HAGIA SOFIA KİLİSESİ
9-İbadethaneler konusunda birkaç kelam etmek gereği olduğuna inanıyorum. Bizim memleketimizde camilere ecnebilerin girmesi, oturması, giriş usullerine uyulduğu sürece serbesttir ve ibadet yoksa şayet fotoğraf da çekebilir. Enteresandır, gezdiğim bütün hıristiyan ülkelerdeki kilise veya katedrallarde fotoğraf çekerken hep sorun yaşadım. Kimisi dıştan çekmeye dahi müsaade etmiyorlardı. Örneğin Prizren’de(Kosova) eski tarihi bir kiliseyi dıştan çekmem dahi engellendi.  Ritüel açısından bakacak olursak ise, Bulgarların pek dindar olduğu söylenemez.  Pazar günü olmasına karşın, kiliseye cemaatinin genellikle yaşlı kesimden olduğunu söylemeliyim. Sofya’daki ibadethaneler içinde en dikkat çekeni şüphesiz Alexander Nevsky katedrali olduğunu ve şehrin de en çok ziyaretçi alan mekanı
olduğunu belirtmeliyim. Ortodoks hıristiyan mimarisinde görülen soğan başlıklı kubbeler, üstüne bir de altınla kaplanınca görülmeye değer bir mimari güzellik ortaya çıkmış. Bir üst fotoğraftaki Hagia Sofia Kilisesinin ise tarihi anlamı var. O da Bulgaristan’ın en eski kilisesi olması. 4 veya 6. Yüzyıllarda yapılmış erken dönem kilise olarak kabul ediliyor. Kilisenin önünde dikkat edileceği üzere bir çelenk  ve siyahlaşmış bir alan var. Bu ise meçhul asker anıtını gösteriyor. Burada 24 saat yanan bir meşale var ve 1878’de Türk-Bulgar savaşında ölen Rus askerlerini sembolize ediyor.
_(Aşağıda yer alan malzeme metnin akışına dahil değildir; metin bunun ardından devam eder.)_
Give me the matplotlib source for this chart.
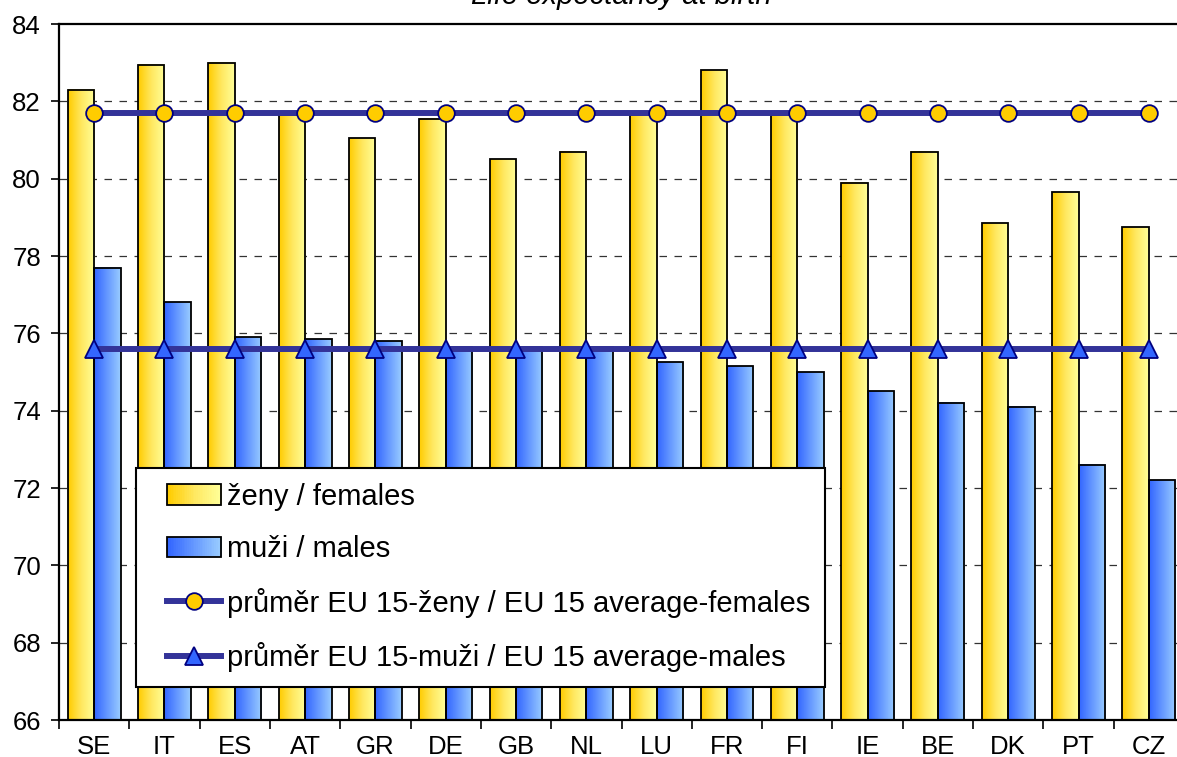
import numpy as np
import matplotlib
matplotlib.use("Agg")
import matplotlib.pyplot as plt
from matplotlib.colors import LinearSegmentedColormap
from matplotlib.legend_handler import HandlerBase, HandlerLine2D
from matplotlib.patches import Rectangle
from matplotlib.lines import Line2D

# --- data -------------------------------------------------------------
countries = ["SE", "IT", "ES", "AT", "GR", "DE", "GB", "NL",
             "LU", "FR", "FI", "IE", "BE", "DK", "PT", "CZ"]
females = [82.3, 82.95, 83.0, 81.65, 81.05, 81.55, 80.5, 80.7,
           81.65, 82.8, 81.65, 79.9, 80.7, 78.85, 79.65, 78.75]
males = [77.7, 76.8, 75.9, 75.85, 75.8, 75.65, 75.65, 75.65,
         75.25, 75.15, 75.0, 74.5, 74.2, 74.1, 72.6, 72.2]
eu15_females = 81.7
eu15_males = 75.6

title = "Life expectancy at birth"
lbl_f = "ženy / females"
lbl_m = "muži / males"
lbl_avg_f = "průměr EU 15-ženy / EU 15 average-females"
lbl_avg_m = "průměr EU 15-muži / EU 15 average-males"

# --- style ------------------------------------------------------------
plt.rcParams["font.family"] = ["Liberation Sans", "DejaVu Sans"]
TICK_FONT = 18.5
LEG_FONT = 21
NAVY = "#333399"
EDGE_NAVY = "#000080"
cmap_f = LinearSegmentedColormap.from_list("gold", ["#FFCC00", "#FFE860", "#FFFF99"])
cmap_m = LinearSegmentedColormap.from_list("blue", ["#3366FF", "#6699FF", "#99CCFF"])

W, H = 1177, 757
fig = plt.figure(figsize=(W / 100, H / 100), dpi=100)
ax = fig.add_axes([59 / W, 37 / H, 1125 / W, 696 / H])

x = np.arange(len(countries))
bw = 0.376

grad = np.linspace(0, 1, 64).reshape(1, -1)


def gradient_bars(xpos, vals, cmap):
    bars = ax.bar(xpos, vals, width=bw, align="edge", facecolor="none",
                  edgecolor="black", linewidth=1.3, zorder=3)
    for p in bars.patches:
        x0, y0 = p.get_x(), p.get_y()
        w, h = p.get_width(), p.get_height()
        im = ax.imshow(grad, extent=[x0, x0 + w, y0, y0 + h], aspect="auto",
                       cmap=cmap, interpolation="bilinear", zorder=2)
        im.set_clip_path(p)
        im.set_clip_box(ax.bbox)
    return bars


# female bars sit left of the category centre, male bars right of it
gradient_bars(x - bw, females, cmap_f)
gradient_bars(x, males, cmap_m)

ax.plot(x, [eu15_females] * len(x), color=NAVY, lw=4.3, marker="o",
        ms=12, mfc="#FFCC00", mec=EDGE_NAVY, mew=1.3, zorder=5)
ax.plot(x, [eu15_males] * len(x), color=NAVY, lw=4.3, marker="^",
        ms=13, mfc="#3366FF", mec=EDGE_NAVY, mew=1.3, zorder=5)

# --- axes -------------------------------------------------------------
ax.set_xlim(-0.5, len(x) - 0.5)
ax.set_ylim(66, 84)
ax.set_yticks(np.arange(66, 85, 2))
ax.tick_params(axis="y", direction="out", length=6, width=1.2,
               pad=7, labelsize=TICK_FONT)

ax.set_xticks(np.arange(-0.5, len(x), 1.0))
ax.set_xticklabels([])
ax.set_xticks(x, minor=True)
ax.set_xticklabels(countries, minor=True)
ax.tick_params(axis="x", which="major", direction="out", length=6.5,
               width=1.2)
ax.tick_params(axis="x", which="minor", length=0, pad=11, labelsize=TICK_FONT)

for gy in np.arange(68, 84, 2):
    ax.axhline(gy, color="#333333", lw=0.9, dashes=(6, 6), zorder=1)

for side in ("left", "bottom", "top"):
    ax.spines[side].set_linewidth(1.6)
    ax.spines[side].set_color("black")
ax.spines["right"].set_visible(False)

fig.text((59 + 1125 / 2) / W, 1 - 3.5 / H, title, ha="center", va="baseline",
         style="italic", fontsize=21)


# --- legend -----------------------------------------------------------
SHIFT = 12  # extra left inset of the legend keys, in pixels


class GradientHandler(HandlerBase):
    def __init__(self, cmap):
        super().__init__()
        self.cmap = cmap

    def create_artists(self, legend, orig_handle, xdescent, ydescent,
                       width, height, fontsize, trans):
        xdescent -= SHIFT
        width -= SHIFT
        n = 30
        arts = []
        for k in range(n):
            r = Rectangle((-xdescent + width * k / n, -ydescent),
                          width / n * 1.05, height,
                          facecolor=self.cmap(k / (n - 1)), edgecolor="none",
                          transform=trans)
            arts.append(r)
        arts.append(Rectangle((-xdescent, -ydescent), width, height,
                              facecolor="none", edgecolor="black",
                              linewidth=1.3, transform=trans))
        return arts


class ShiftedLineHandler(HandlerLine2D):
    def create_artists(self, legend, orig_handle, xdescent, ydescent,
                       width, height, fontsize, trans):
        return super().create_artists(legend, orig_handle, xdescent - SHIFT,
                                      ydescent, width - SHIFT, height,
                                      fontsize, trans)


h_f = Rectangle((0, 0), 1, 1)
h_m = Rectangle((0, 0), 1, 1)
h_af = Line2D([], [], color=NAVY, lw=4.3, marker="o", ms=12,
              mfc="#FFCC00", mec=EDGE_NAVY, mew=1.3)
h_am = Line2D([], [], color=NAVY, lw=4.3, marker="^", ms=13,
              mfc="#3366FF", mec=EDGE_NAVY, mew=1.3)

leg = ax.legend([h_f, h_m, h_af, h_am], [lbl_f, lbl_m, lbl_avg_f, lbl_avg_m],
                handler_map={h_f: GradientHandler(cmap_f),
                             h_m: GradientHandler(cmap_m),
                             h_af: ShiftedLineHandler(),
                             h_am: ShiftedLineHandler()},
                loc="upper left",
                bbox_to_anchor=((136 - 59) / 1125, (720 - 468) / 696),
                borderaxespad=0, fontsize=LEG_FONT, frameon=True,
                fancybox=False, framealpha=1, edgecolor="black",
                handlelength=2.43, handleheight=0.7, handletextpad=0.2,
                labelspacing=0.84, borderpad=0.5)
leg.get_frame().set_linewidth(1.5)
leg.set_zorder(10)

fig.savefig("out.png", dpi=100)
ALEXANDER NEVSKY KATEDRALİ

10-Sofya’da en ucuz şeyin alkol olduğunu söylesem tahmin ediyorum akşamcılar hayal kırıklığı yaşayacaklardır. Şöyle ki, orada 2 lt.lik pet şişelerde biralar 1,00-1,50 Leva arasında değişiyor.  2 lt.lik su ise 2 Leva.  Alkol fiyatlandırması açısından Balkanlarda en ucuz ülke Bulgaristan desek yanlış olmaz. Yeme-içme konusunda ise, Türkiye’de ödediğinize yakın fiyatlar ödüyorsunuz.  Fast-food alışkanlığı her yerde olduğu gibi Bulgarları da esir etmiş. Her yerde pizzacılar, börekçiler görebilirsiniz. Filtre kahve alışkanlığı en dikkati çeken alışkanlık olarak göze çarpıyor. Vitosha Bulvarında boyama-dans-müzik-pandomim gibi halka açık sanatlarını icra edenleri  görebilir ve yol üzerindeki gelatolardan kilo usulü satılan dondurma alarak kentin en işlek caddesinde gezinebilirsiniz.
ULUSAL KUTUPHANE

11-Unutmadan, Bulgaristan’ın en meşhur yiyeceklerinden birisi kaşar peyniri. Gitmişken ne alsam diye düşünenler için tekerlek şeklindeki kaşar peynirinden başka önereceğim bir şey yok. Zaten marketlerdeki raflarda kayda değer ölçüde Türk ürünleri ile büyük alışveriş merkezlerinde Türk tekstil ürünlerini görebilirsiniz.